Há de tudo nessa realidade cultural e, neste sentido, há espaço também para a canção “conforme a conhecemos” no século 20. Os septuagenários Caetano Veloso, Gilberto Gil, Milton Nascimento, Edu Lobo, Marcos Vale, João Donato e outros continuam compondo, gravando e fazendo shows – com público, é bom que se afirme. Em Minas Gerais, especialmente, Milton Nascimento tem grande número de seguidores que o idolatram e constroem suas obras tendo nele – e nos demais compositores do Clube da Esquina – uma referência de qualidade musical, de inventividade e força na criação de melodias, harmonias e letras. Entre violonistas e guitarristas, Toninho Horta, respeitado em todo o mundo como um dos melhores instrumentistas, também é guia referencial de dezenas de músicos.
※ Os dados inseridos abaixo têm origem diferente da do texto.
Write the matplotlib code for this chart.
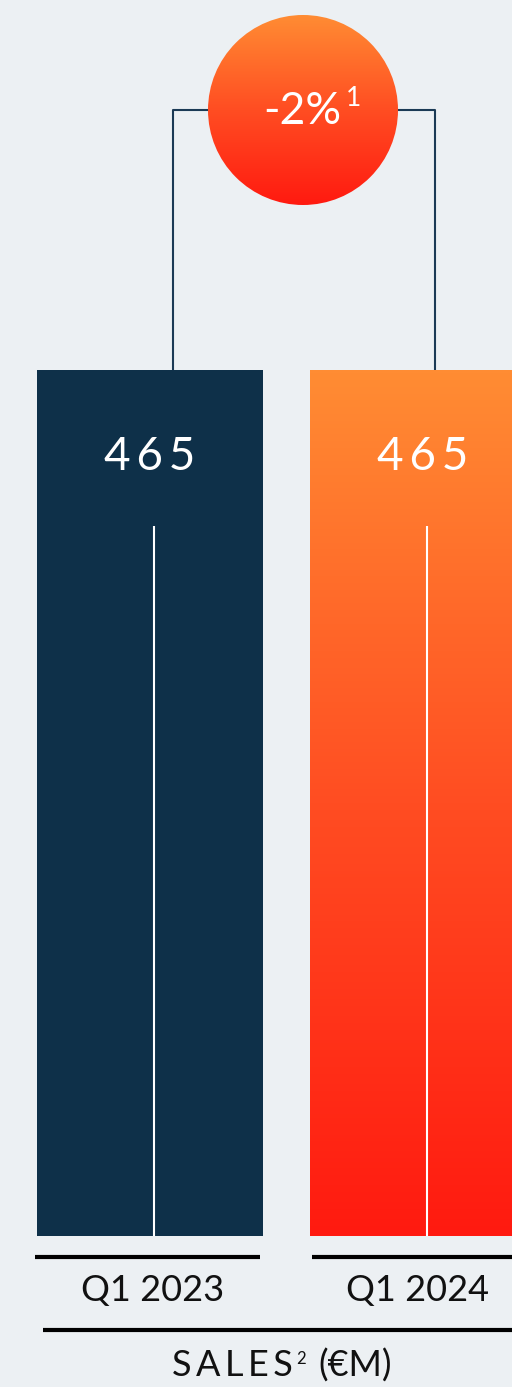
import matplotlib.pyplot as plt
from matplotlib.colors import LinearSegmentedColormap
from matplotlib.patches import Circle
import numpy as np

periods = ["Q1 2023", "Q1 2024"]
sales = [465, 465]
change = "-2%"
change_note = "1"
axis_title = "SALES"
axis_note = "2"
axis_unit = "(€M)"

bg = "#ECF0F3"
navy = "#0E3049"
grad = LinearSegmentedColormap.from_list("og", ["#FF1A10", "#FF4D22", "#FF8C33"])
plt.rcParams['font.family'] = ['Lato', 'DejaVu Sans']

W, H = 512, 1387
fig = plt.figure(figsize=(W / 100, H / 100), dpi=100, facecolor=bg)

# pixel overlay for decorations
ov = fig.add_axes([0, 0, 1, 1])
ov.set_xlim(0, W)
ov.set_ylim(H, 0)
ov.axis("off")
ov.set_facecolor(bg)

# bar axes
bar_top, bar_bot = 370, 1236
pitch = 273
c0 = 150
ax = fig.add_axes([0, 1 - bar_bot / H, 1, (bar_bot - bar_top) / H])
ax.axis("off")
ax.patch.set_alpha(0)

x = np.arange(len(periods))
width = 226 / pitch
bars = ax.bar(x, sales, width=width, color=[navy, "none"], zorder=2)
g = np.linspace(0, 1, 256).reshape(-1, 1)
b = bars[1]
im = ax.imshow(g, cmap=grad, aspect="auto", origin="lower",
               extent=[b.get_x(), b.get_x() + b.get_width(), 0, b.get_height()], zorder=2)
im.set_clip_path(b)
ax.set_xlim(-c0 / pitch, (W - c0) / pitch)
ax.set_ylim(0, max(sales))
ax.vlines(x + 0.015, 0, np.array(sales) * 0.82, color="white", lw=1.5, zorder=3)
for xi, v in zip(x, sales):
    ax.text(xi, v * 0.9, "\u2009".join(str(v)), color="white", ha="center", va="center",
            fontsize=33)

# connector + change bubble
lc = "#1B3A55"
ov.plot([173, 173, 300], [bar_top, 110, 110], color=lc, lw=1.5, zorder=1)
ov.plot([300, 435, 435], [110, 110, bar_top], color=lc, lw=1.5, zorder=1)
circ = Circle((303, 110), 95, facecolor="none", edgecolor="none", zorder=2)
ov.add_patch(circ)
ci = ov.imshow(g[::-1], cmap=grad, aspect="auto", extent=[208, 398, 205, 15], zorder=2)
ci.set_clip_path(circ)
ov.set_xlim(0, W)
ov.set_ylim(H, 0)
ov.text(302, 112, change, color="white", ha="center", va="center", fontsize=32, zorder=3)
ov.text(354, 99, change_note, color="white", ha="center", va="center", fontsize=19, zorder=3)

# category underlines and labels
for xi, lab in zip(x, periods):
    cx = c0 + xi * pitch
    ov.plot([cx - 115 + 4 * xi, cx + 110], [1257, 1257], color="black", lw=3,
            solid_capstyle="butt")
    ov.text(cx + 3 - 8 * xi, 1290, lab, ha="center", va="center", fontsize=26,
            color="#111111")

ov.plot([43, W], [1330, 1330], color="black", lw=3, solid_capstyle="butt")

# axis title laid out piece by piece
fig.canvas.draw()
r = fig.canvas.get_renderer()
t1 = ov.text(172, 1366, "\u2009".join(axis_title), ha="left", va="center", fontsize=26,
             color="#111111")
x1 = ov.transData.inverted().transform(t1.get_window_extent(r).get_points())[1, 0]
t2 = ov.text(x1 + 3, 1359, axis_note, ha="left", va="center", fontsize=12, color="#111111")
x2 = ov.transData.inverted().transform(t2.get_window_extent(r).get_points())[1, 0]
ov.text(x2 + 13, 1366, axis_unit, ha="left", va="center", fontsize=26, color="#111111")

fig.savefig("out.png", dpi=100, facecolor=bg)
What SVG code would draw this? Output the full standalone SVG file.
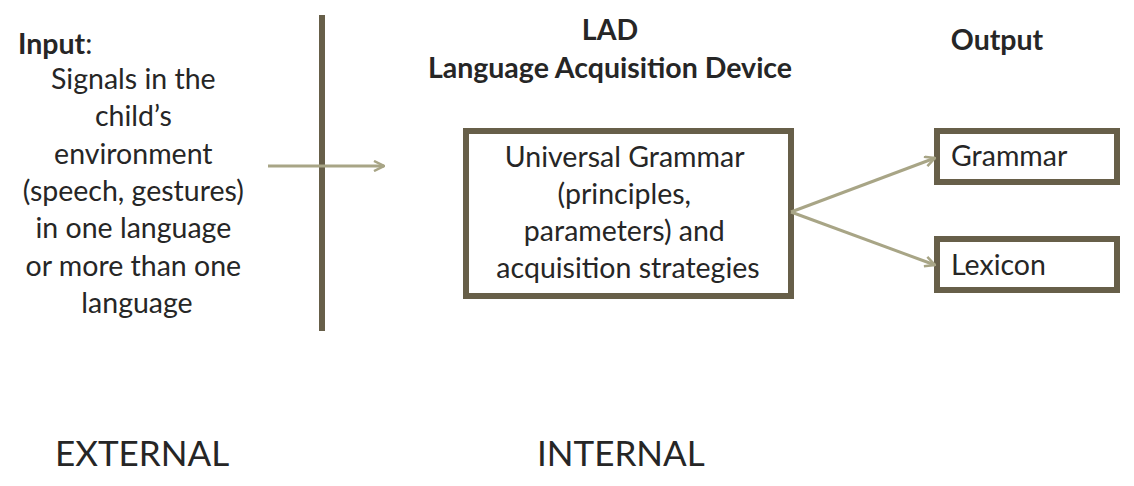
<svg xmlns="http://www.w3.org/2000/svg" width="1134" height="486" viewBox="0 0 1134 486">
<defs>
<style>
text{font-family:Lato,"Liberation Sans",sans-serif;fill:#262626}
.t{font-size:28.5px}
.b{font-weight:bold;font-size:28.5px}
.big{font-size:35px}
.box{fill:#fff;stroke:#675F49;stroke-width:6}
.con{stroke:#A8A586;stroke-width:3;fill:none}
</style>
<marker id="ah" viewBox="0 0 12 12" refX="11" refY="6" markerWidth="12" markerHeight="12" markerUnits="userSpaceOnUse" orient="auto">
<path d="M1,1 L11,6 L1,11" fill="none" stroke="#A8A586" stroke-width="2.5"/>
</marker>
</defs>
<rect width="1134" height="486" fill="#fff"/>
<g id="input">
<text x="18" y="54" class="b">Input<tspan font-weight="normal">:</tspan></text>
<text class="t" text-anchor="middle">
<tspan x="137" y="89">Signals in the</tspan>
<tspan x="137" y="126">child’s</tspan>
<tspan x="137" y="164">environment</tspan>
<tspan x="137" y="201">(speech, gestures)</tspan>
<tspan x="137" y="238">in one language</tspan>
<tspan x="137" y="276">or more than one</tspan>
<tspan x="137" y="313">language</tspan>
</text>
</g>
<g id="divider">
<line x1="322" y1="15" x2="322" y2="331" stroke="#675F49" stroke-width="6"/>
</g>
<g id="lad-title">
<text x="610" y="40" class="b" text-anchor="middle">LAD</text>
<text x="610" y="78" class="b" text-anchor="middle">Language Acquisition Device</text>
</g>
<g id="output-title">
<text x="997" y="50" class="b" text-anchor="middle">Output</text>
</g>
<g id="ug">
<rect x="466" y="131" width="325" height="165" class="box"/>
<text class="t" text-anchor="middle">
<tspan x="628" y="167">Universal Grammar</tspan>
<tspan x="628" y="204">(principles,</tspan>
<tspan x="628" y="241">parameters) and</tspan>
<tspan x="628" y="278">acquisition strategies</tspan>
</text>
</g>
<g id="grammar">
<rect x="937" y="131" width="180" height="51" class="box"/>
<text x="951" y="166" class="t">Grammar</text>
</g>
<g id="lexicon">
<rect x="937" y="239" width="180" height="51" class="box"/>
<text x="951" y="275" class="t">Lexicon</text>
</g>
<g id="connectors">
<line x1="268" y1="166" x2="384" y2="166" class="con" marker-end="url(#ah)"/>
<line x1="791" y1="212" x2="935" y2="158" class="con" marker-end="url(#ah)"/>
<line x1="791" y1="212" x2="935" y2="265" class="con" marker-end="url(#ah)"/>
</g>
<g id="labels">
<text x="55" y="466" class="big">EXTERNAL</text>
<text x="537" y="466" class="big">INTERNAL</text>
</g>
</svg>
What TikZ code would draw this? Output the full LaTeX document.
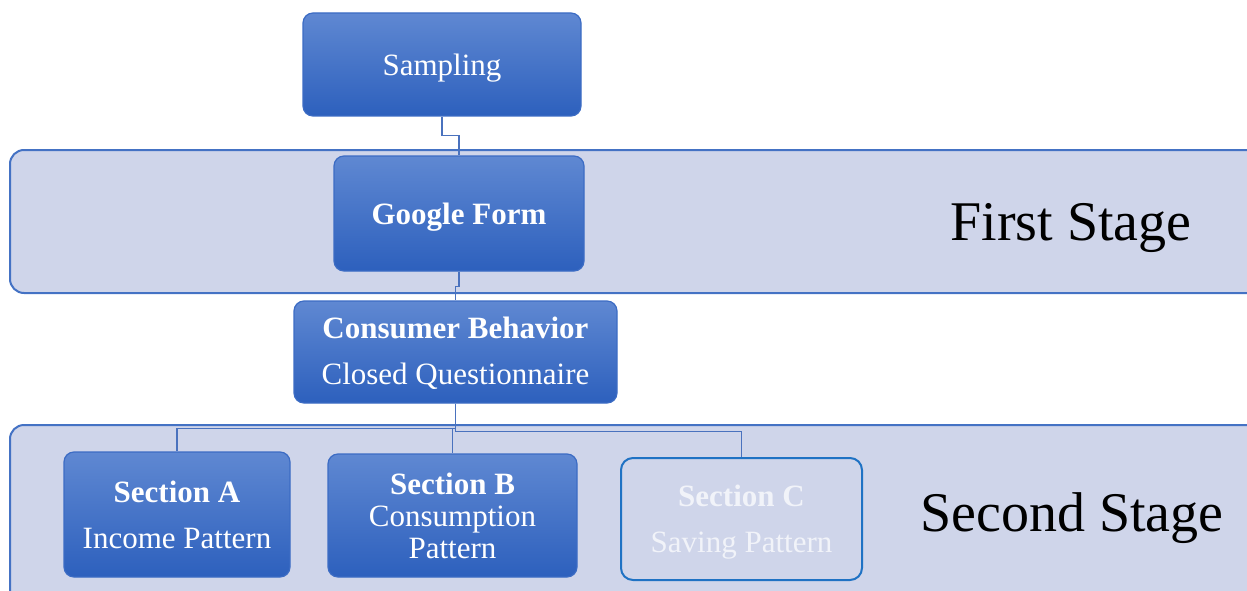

Mas há indivíduos e grupos realizando outros tipos de composição e execução, alguns ligados ao chamado jazz mineiro, outros ao chorinho e ao samba, ao pop, ao rap, ao rock, e muitos se caracterizando por misturarem as diversas influências em sua música, sem rótulos fáceis de ser colados em suas caixas de instrumentos e malas de viagem.

Destaque-se a movimentação permanente que vem sendo promovida desde os anos 1980 nas periferias das grandes cidades brasileiras. Ali, os não bem nascidos, os ainda excluídos do banquete social estão se incluindo por conta própria, fazendo com que ouçam a sua voz, falando mais alto para si e para os outros.

Que assim continue. E que nesse imenso caldeirão musical que é o Brasil as identidades culturais, por múltiplas que sejam, consigam resistir à uniformização advinda da globalização e mantenham as diferenças locais, respeitando-se umas às outras com inteligência, sensibilidade e uma firme estratégia de sobrevivência que venha a ser útil e proveitosa para todos. Dessa maneira, creio que dá samba. E canção.

Paulo Vilara é autor dos livros Jazz! Interpretações – Pequenas histórias de fúria, dor e alegria (2011) e Palavras musicais – entrevistas com os compositores Fernando Brant, Márcio Borges, Murilo Antunes e Chico Amaral (2006).